A further escalation in geopolitical conflicts remains the main concern of central bankers worldwide, and the situation is only likely to worsen if former US president Donald Trump wins the elections in the United States in November, a new survey finds.
An overwhelming 87% of respondents in the 30th Annual Reserve Management Seminar (RMS) Survey conducted by Swiss banking giant UBS believe that a worsening of geopolitical rifts, particularly the Russia-Ukraine war, tensions between the US and China, and the Middle East conflict, is the top risk that will impact the global economy. That’s up from 75% of respondents last year and 80% in 2022.
Top economic concerns
What are the main risks that the global economy is currently facing?
Source: UBS Annual Reserve Manager Survey 2024
The majority of respondents also believe that a Trump victory will lead to more geopolitical confrontations, along with a worsening of US-China relations, a weakening of the North Atlantic Treaty Organization (NATO), and an increase in global protectionism. On the economic front, they believe that a Trump presidency is likely to lead to lower interest rates, higher public deficit levels, and higher equity prices.
Not so lovelier
What would be the global implications of a Trump election victory when compared with a Biden/Democrat victory?
What would be the economic impact of a Trump election victory when compared with a Biden/Democrat victory?

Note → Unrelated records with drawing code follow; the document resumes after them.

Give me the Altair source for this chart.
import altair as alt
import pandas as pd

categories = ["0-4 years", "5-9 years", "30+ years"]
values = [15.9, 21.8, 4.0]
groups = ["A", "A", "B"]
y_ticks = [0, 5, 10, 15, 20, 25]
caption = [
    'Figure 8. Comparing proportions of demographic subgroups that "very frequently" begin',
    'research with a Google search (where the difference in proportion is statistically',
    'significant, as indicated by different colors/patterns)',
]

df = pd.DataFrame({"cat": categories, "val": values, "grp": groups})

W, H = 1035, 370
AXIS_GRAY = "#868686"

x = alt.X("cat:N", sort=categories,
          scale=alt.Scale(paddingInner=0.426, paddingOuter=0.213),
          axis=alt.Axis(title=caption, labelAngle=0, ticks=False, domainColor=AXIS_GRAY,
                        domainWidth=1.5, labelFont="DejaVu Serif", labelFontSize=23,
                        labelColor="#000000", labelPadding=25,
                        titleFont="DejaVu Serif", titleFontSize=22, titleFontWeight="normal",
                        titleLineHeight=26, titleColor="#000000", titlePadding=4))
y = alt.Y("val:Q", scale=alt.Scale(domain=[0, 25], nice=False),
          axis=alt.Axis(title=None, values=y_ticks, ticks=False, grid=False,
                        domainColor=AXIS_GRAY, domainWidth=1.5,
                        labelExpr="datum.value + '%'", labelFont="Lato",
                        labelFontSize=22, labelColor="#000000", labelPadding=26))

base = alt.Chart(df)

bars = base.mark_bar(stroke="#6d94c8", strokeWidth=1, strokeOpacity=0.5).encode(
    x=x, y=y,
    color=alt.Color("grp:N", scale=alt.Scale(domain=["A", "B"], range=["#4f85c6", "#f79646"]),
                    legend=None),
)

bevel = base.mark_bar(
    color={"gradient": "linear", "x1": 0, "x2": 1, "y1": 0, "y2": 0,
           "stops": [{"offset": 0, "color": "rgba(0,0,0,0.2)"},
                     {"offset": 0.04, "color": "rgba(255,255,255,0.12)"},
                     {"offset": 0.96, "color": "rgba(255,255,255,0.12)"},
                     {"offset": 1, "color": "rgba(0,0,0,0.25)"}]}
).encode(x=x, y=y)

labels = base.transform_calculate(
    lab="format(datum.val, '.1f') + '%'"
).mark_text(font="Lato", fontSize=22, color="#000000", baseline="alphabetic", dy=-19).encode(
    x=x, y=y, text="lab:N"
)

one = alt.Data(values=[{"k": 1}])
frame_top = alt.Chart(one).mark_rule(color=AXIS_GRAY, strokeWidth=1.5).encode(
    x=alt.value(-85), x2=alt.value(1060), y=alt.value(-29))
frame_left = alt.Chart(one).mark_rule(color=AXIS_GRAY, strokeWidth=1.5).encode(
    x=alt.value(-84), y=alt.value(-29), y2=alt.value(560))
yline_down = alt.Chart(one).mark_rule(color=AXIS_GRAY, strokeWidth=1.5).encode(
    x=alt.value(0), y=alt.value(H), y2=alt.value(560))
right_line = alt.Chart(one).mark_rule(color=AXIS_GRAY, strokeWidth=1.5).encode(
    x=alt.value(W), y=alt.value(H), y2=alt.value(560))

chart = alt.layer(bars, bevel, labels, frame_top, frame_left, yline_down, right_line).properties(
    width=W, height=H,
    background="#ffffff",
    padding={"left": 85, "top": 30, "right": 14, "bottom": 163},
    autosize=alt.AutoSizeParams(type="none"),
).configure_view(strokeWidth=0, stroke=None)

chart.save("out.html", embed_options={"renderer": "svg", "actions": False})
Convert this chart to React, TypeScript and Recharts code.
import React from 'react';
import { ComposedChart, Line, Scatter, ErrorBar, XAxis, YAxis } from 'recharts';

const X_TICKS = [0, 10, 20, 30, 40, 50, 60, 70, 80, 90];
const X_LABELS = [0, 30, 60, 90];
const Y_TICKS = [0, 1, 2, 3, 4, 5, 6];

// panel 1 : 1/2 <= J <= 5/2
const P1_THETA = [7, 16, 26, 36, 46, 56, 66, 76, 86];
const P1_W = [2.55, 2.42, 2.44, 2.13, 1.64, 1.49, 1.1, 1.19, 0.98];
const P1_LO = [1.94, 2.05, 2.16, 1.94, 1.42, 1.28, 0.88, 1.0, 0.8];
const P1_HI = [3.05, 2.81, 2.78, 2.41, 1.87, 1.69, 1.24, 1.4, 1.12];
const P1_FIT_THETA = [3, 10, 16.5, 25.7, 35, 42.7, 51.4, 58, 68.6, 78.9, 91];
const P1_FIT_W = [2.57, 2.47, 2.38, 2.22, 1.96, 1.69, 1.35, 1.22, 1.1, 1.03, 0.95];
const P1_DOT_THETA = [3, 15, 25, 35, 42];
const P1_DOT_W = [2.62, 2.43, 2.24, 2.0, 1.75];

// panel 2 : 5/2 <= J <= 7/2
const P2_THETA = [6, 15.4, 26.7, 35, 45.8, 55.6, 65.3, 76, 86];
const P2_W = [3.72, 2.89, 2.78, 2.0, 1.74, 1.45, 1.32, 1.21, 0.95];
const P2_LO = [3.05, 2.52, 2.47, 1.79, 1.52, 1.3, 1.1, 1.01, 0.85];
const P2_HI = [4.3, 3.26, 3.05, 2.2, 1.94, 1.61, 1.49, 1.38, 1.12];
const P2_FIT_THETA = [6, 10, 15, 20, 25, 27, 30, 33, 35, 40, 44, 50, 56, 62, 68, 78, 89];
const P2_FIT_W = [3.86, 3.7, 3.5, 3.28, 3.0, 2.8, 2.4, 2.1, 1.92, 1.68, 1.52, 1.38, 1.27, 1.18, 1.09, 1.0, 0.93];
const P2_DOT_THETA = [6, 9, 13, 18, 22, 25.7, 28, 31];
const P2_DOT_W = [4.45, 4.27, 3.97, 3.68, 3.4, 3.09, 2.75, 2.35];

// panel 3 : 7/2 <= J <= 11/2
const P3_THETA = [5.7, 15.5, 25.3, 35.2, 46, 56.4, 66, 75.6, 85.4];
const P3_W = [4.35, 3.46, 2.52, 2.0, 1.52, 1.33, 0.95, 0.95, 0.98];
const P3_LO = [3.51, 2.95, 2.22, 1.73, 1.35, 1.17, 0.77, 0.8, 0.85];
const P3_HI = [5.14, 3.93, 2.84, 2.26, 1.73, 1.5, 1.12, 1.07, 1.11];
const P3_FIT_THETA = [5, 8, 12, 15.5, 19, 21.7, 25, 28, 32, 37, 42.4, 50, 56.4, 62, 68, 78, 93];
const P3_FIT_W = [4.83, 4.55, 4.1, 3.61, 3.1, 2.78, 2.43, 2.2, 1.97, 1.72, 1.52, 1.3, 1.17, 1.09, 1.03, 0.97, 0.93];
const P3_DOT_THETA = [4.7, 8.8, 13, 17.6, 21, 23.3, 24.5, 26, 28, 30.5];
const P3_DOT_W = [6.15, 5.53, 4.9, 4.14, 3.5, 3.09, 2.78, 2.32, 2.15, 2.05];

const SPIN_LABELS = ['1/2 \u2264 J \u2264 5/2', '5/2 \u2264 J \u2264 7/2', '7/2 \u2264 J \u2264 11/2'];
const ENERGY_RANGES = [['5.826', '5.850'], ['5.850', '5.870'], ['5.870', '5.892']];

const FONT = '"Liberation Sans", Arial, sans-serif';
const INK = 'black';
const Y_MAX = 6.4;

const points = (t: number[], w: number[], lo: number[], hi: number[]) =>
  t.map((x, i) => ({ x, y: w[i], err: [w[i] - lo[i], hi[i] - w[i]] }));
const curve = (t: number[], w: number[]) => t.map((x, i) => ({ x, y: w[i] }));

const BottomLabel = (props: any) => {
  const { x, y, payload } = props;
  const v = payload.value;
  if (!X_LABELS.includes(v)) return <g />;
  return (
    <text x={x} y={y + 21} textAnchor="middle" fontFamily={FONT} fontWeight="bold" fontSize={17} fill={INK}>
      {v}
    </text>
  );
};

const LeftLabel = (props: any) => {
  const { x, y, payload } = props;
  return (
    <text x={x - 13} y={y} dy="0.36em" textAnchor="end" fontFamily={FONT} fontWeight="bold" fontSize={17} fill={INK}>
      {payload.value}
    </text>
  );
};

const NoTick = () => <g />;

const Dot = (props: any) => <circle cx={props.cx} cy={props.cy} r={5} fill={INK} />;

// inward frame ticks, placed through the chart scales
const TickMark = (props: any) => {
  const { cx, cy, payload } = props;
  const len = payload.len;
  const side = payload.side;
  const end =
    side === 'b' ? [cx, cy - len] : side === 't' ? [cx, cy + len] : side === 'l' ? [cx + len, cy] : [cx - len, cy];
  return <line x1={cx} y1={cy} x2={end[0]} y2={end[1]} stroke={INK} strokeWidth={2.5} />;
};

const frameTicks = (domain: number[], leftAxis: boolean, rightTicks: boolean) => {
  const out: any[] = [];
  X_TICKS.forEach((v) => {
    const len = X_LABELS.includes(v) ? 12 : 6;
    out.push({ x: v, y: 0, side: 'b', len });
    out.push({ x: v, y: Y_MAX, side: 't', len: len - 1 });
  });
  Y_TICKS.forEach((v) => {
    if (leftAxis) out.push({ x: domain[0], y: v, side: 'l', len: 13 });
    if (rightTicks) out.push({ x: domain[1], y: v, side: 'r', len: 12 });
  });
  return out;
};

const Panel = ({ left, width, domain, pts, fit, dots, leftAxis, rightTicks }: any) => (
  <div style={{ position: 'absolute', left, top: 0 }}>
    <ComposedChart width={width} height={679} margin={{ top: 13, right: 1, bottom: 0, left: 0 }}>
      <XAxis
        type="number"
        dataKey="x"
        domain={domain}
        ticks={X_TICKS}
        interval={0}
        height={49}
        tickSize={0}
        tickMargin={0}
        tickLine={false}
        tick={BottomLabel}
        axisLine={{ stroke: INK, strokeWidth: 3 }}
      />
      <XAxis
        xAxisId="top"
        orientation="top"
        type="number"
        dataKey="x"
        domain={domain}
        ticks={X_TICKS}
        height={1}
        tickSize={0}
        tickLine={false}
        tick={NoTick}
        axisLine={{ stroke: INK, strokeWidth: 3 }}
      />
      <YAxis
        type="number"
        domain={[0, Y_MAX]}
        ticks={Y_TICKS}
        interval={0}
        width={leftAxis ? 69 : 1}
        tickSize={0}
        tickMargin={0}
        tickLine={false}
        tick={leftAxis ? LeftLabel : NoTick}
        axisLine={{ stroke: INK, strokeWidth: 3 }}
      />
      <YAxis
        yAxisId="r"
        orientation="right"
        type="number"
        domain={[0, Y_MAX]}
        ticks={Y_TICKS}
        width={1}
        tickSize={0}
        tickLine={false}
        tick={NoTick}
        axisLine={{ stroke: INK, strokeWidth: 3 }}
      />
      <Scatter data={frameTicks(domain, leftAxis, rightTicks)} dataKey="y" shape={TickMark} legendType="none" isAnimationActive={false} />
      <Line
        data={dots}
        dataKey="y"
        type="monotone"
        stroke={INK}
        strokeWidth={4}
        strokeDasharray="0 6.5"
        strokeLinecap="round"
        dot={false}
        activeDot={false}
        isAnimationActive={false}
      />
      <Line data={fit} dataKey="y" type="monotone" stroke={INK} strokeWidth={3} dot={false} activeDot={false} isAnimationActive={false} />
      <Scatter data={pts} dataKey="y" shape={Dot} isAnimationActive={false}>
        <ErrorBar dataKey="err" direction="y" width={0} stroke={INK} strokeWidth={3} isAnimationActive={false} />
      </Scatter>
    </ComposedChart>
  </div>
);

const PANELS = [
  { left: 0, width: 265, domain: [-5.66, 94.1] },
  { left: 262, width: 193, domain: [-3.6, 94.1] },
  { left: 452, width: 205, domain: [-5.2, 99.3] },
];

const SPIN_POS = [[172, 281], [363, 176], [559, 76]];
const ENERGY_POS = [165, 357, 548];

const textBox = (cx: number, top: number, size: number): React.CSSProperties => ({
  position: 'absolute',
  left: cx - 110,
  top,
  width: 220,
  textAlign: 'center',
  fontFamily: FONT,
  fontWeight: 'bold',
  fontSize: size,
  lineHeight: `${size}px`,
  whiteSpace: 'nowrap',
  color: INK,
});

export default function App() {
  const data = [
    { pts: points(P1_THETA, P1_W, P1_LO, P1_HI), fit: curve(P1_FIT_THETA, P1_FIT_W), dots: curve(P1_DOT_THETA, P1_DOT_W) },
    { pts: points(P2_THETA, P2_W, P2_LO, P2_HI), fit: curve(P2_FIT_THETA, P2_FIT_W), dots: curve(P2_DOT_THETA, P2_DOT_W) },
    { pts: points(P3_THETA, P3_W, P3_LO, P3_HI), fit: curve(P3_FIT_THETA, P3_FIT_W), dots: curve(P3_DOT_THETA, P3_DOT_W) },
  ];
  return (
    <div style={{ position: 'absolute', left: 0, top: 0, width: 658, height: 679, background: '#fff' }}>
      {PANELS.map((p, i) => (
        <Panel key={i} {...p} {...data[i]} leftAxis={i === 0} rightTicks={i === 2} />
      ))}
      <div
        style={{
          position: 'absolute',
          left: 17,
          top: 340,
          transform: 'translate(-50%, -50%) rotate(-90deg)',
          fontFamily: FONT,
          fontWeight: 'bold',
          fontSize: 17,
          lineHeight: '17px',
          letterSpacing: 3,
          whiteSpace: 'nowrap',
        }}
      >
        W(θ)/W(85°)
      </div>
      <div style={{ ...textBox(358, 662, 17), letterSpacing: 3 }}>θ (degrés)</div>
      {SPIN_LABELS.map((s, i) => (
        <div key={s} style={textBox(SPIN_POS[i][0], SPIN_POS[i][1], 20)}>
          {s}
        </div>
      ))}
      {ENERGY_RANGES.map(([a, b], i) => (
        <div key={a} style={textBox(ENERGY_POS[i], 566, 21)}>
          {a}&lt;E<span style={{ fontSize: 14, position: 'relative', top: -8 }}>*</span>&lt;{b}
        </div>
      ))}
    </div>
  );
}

Source: UBS Annual Reserve Manager Survey 2024
The results of the RMS Survey were based on responses from 40 central banks managing about half of global FX reserves, or more than US$15 trillion. The report was co-authored by Massimiliano Castelli and Philipp Salman, head and director, respectively, of strategy and advice, global sovereign markets, at UBS Asset Management.
Nearly all the respondents believe that the world is fragmenting and that we are moving to a multipolar system. Half of the respondents believe that the Russia-Ukraine conflict will only end after 2026, but the overwhelming majority believe that there will be no direct confrontation between NATO and Russia over the next five years. The weaponization of FX reserves is a growing concern.
Reserve managers see no weakening in the dominant position of the US dollar in FX reserves. Nearly half of respondents believe that the shift to a multipolar system will not affect the greenback’s supremacy in the global financial architecture. On the other hand, allocations to RMB stagnated in 2023/24 and the average allocation to the Chinese currency fell to around 5%. In terms of future currency allocations, the euro appears to be more in demand, followed by the USD, the RMB and the yen.
Currencies outlook
Which reserve currencies or assets are most likely to benefit from macroeconomic and geopolitical shifts over the next 5 years?
Source: UBS Annual Reserve Manager Survey 2024
This year’s survey coincides with the 80th anniversary of Bretton Woods, which created the International Monetary Fund and the World Bank. According to the majority of respondents (61%), these institutions are at risk of becoming obsolete when it comes to dealing with current global challenges (e.g., income equality, debt, growth, climate change, etc.) without reforms. On a similar note, 67% believe that the current international financial architecture is not resilient enough to survive current challenges without reforms.
The reforms, they assert, should focus on the future of multilateral cooperation in a fragmented world. A large majority believe that disruptive technologies such as digital assets and the rise of new economic powers provide more opportunities than challenges.
Other major risks to the global economy cited by the respondents include persistent inflation and/or an uncontrolled rise in long-term yields (71%), economic volatility (50%), and unsustainable government debt levels (37%, up from 14% in 2023). The risk of a global economic recession, which ranked third in the previous year (56%), dropped to only 13%.
When it comes to risks specifically related to the investment of FX reserves, the top concern cited by 78% of respondents is rising US interest rates and inflation, up from 63% in 2023. Another risk that is on an upward trend is (geo)political weaponization of FX reserves, which increased to 32% from only 10% in the previous year.
Central banks are positive about the global economic outlook. Two-thirds (66%) of the respondents see a soft landing as the most likely scenario (only 11% believe that the US will suffer a recession). About 71% of survey participants expect the US headline CPI to end up in a 2-3% range in one year at the next annual RMS meeting in June 2025, and no participant expects the CPI to go higher than 4% or below 1%. When it comes to Fed policy rates in one year, 53% expect them to be between 3% and 4%.